A phase 3 trial of Valneva’s chikungunya vaccine candidate has induced protection in 98.5% of participants, exceeding the level needed for the FDA to accept an application for review and cementing the biotech’s lead over Merck in the race to develop a product to prevent the viral disease.
Valneva went into the clinical trial aiming to show a single dose of the vaccine, VLA1553, induced protection in at least 70% of participants, a threshold set with the FDA. Of the 268 subjects tested, 264 had protective neutralizing antibody titers against the virus 28 days after receiving the vaccine, resulting in a protection rate of 98.5%. The rates were similar in elderly and younger participants.
The safety analysis included 3,082 subjects.
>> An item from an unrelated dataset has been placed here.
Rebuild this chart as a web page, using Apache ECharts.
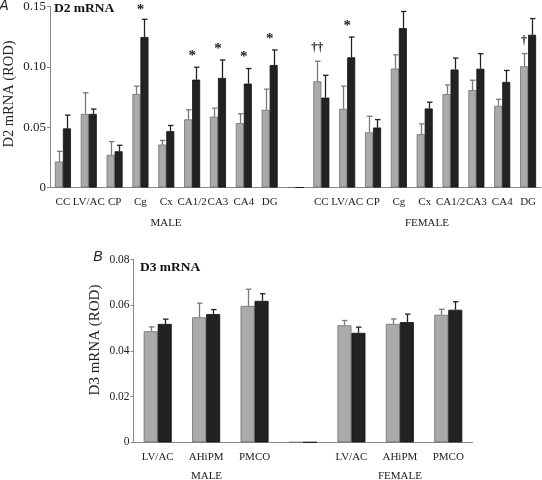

Valneva said 1.6% of subjects reported severe adverse events, typically fever. Around half of the participants experienced milder adverse events, with more than 20% of subjects suffering headache, fatigue and muscle pain.
Valneva is now on course to be the first company to win FDA approval for a chikungunya vaccine. Merck, which entered the race through the $366 million takeover of Themis, recently completed a phase 2 trial of its chikungunya vaccine candidate. The study was suspended “due to a clinical stock recovery action” from December 2020 to the completion date in June—never hitting its original enrollment goal.
Emergent BioSolutions is also in the race. In May, Emergent shared two-year persistence data from a phase 2 clinical trial of its vaccine candidate. Emergent plans to start a phase 3 study this year, putting it on the heels of Valneva but likely too far back to beat VLA1553 to market.
The chikungunya race is about more than just first-mover advantage. The FDA is expected to grant a priority review voucher to the first company to win approval for a chikungunya vaccine under a push to incentivize tropical disease R&D. Priority review vouchers now sell for around $100 million.
Once on the market, Valneva sees reasons to think VLA1553 will fare well even if competition arrives from Merck and Emergent. In IPO paperwork filed earlier this year, Valneva said both rival vaccines “face limitations relative to VLA1553,” notably because they “are likely to require multiple shots to reach necessary effectiveness.”